### Source material

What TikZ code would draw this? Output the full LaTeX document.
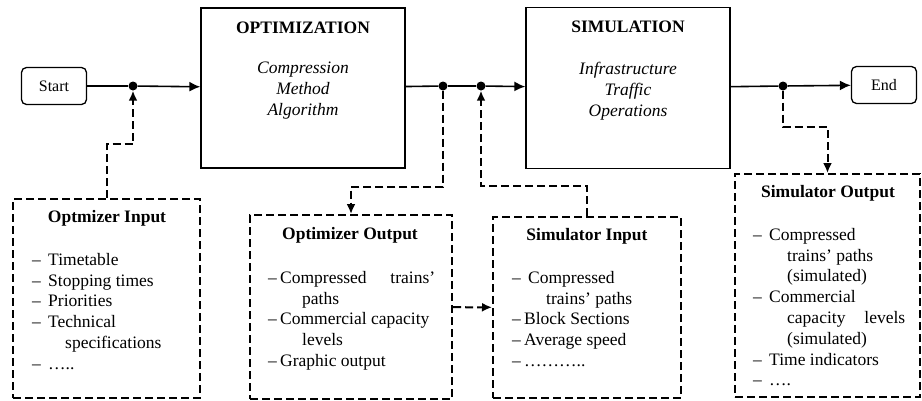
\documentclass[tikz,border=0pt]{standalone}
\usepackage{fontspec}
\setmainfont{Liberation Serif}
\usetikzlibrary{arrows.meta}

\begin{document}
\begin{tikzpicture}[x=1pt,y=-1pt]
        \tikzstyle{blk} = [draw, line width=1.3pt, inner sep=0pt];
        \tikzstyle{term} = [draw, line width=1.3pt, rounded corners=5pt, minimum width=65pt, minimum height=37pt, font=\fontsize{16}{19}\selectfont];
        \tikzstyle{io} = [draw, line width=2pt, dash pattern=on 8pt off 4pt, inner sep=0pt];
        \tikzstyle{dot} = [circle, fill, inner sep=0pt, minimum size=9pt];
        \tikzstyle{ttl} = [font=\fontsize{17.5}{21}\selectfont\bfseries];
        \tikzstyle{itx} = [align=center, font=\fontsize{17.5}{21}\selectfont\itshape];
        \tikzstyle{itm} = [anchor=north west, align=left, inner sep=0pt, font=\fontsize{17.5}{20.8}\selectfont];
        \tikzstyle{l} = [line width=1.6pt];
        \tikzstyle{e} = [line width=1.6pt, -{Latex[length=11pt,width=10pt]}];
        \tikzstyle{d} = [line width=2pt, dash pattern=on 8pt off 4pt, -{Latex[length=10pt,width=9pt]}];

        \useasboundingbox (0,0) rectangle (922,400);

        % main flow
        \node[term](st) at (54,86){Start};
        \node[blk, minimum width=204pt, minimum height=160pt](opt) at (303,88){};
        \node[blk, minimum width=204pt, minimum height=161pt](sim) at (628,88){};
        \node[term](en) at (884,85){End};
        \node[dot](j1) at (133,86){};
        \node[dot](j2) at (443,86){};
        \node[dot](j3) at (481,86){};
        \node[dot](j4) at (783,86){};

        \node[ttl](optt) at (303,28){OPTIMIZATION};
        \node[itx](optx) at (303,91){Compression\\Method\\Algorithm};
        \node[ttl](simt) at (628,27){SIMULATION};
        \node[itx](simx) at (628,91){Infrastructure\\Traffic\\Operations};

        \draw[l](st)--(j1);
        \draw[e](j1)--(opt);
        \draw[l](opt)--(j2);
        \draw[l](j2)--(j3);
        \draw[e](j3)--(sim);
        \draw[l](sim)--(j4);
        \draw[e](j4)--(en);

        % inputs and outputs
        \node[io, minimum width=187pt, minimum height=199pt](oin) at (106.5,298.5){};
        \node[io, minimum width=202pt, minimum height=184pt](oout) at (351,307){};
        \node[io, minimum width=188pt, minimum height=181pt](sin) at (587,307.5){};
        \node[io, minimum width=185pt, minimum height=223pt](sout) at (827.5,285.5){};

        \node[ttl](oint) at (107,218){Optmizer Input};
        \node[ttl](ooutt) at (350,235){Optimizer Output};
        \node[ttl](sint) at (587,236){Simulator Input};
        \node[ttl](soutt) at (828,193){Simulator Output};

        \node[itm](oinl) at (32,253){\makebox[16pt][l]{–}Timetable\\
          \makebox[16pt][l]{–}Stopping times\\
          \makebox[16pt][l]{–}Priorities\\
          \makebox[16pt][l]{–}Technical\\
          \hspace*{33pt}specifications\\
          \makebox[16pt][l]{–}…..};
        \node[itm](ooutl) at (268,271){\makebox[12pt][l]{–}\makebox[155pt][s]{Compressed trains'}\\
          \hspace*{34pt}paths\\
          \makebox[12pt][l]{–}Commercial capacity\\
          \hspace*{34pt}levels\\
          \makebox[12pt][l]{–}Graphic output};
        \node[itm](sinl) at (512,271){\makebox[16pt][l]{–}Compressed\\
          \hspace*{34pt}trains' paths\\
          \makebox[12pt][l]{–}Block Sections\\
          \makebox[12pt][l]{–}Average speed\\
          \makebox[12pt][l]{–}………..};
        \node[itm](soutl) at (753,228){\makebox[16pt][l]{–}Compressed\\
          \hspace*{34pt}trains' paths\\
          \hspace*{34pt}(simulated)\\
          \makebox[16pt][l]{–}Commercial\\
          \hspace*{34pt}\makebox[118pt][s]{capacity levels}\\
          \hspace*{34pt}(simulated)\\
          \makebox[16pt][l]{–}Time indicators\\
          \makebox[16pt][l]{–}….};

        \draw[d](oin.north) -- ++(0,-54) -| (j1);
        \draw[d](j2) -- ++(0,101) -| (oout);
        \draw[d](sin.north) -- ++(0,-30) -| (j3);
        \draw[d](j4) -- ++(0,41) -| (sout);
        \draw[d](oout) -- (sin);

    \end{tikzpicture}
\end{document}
* * *
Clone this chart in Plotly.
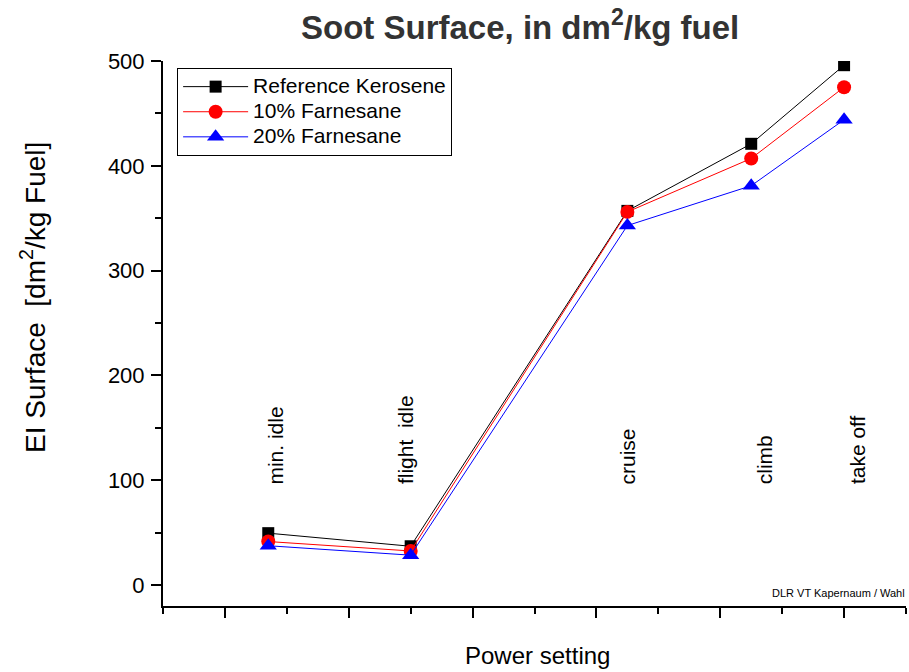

### What you have to do
Beginning at the line above that contains "What TikZ code", repeat each line exactly through the one that contains "(0,0) rectangle (922,400);", and leave out the pictures.

### Expected output
What TikZ code would draw this? Output the full LaTeX document.
\documentclass[tikz,border=0pt]{standalone}
\usepackage{fontspec}
\setmainfont{Liberation Serif}
\usetikzlibrary{arrows.meta}

\begin{document}
\begin{tikzpicture}[x=1pt,y=-1pt]
        \tikzstyle{blk} = [draw, line width=1.3pt, inner sep=0pt];
        \tikzstyle{term} = [draw, line width=1.3pt, rounded corners=5pt, minimum width=65pt, minimum height=37pt, font=\fontsize{16}{19}\selectfont];
        \tikzstyle{io} = [draw, line width=2pt, dash pattern=on 8pt off 4pt, inner sep=0pt];
        \tikzstyle{dot} = [circle, fill, inner sep=0pt, minimum size=9pt];
        \tikzstyle{ttl} = [font=\fontsize{17.5}{21}\selectfont\bfseries];
        \tikzstyle{itx} = [align=center, font=\fontsize{17.5}{21}\selectfont\itshape];
        \tikzstyle{itm} = [anchor=north west, align=left, inner sep=0pt, font=\fontsize{17.5}{20.8}\selectfont];
        \tikzstyle{l} = [line width=1.6pt];
        \tikzstyle{e} = [line width=1.6pt, -{Latex[length=11pt,width=10pt]}];
        \tikzstyle{d} = [line width=2pt, dash pattern=on 8pt off 4pt, -{Latex[length=10pt,width=9pt]}];

        \useasboundingbox (0,0) rectangle (922,400);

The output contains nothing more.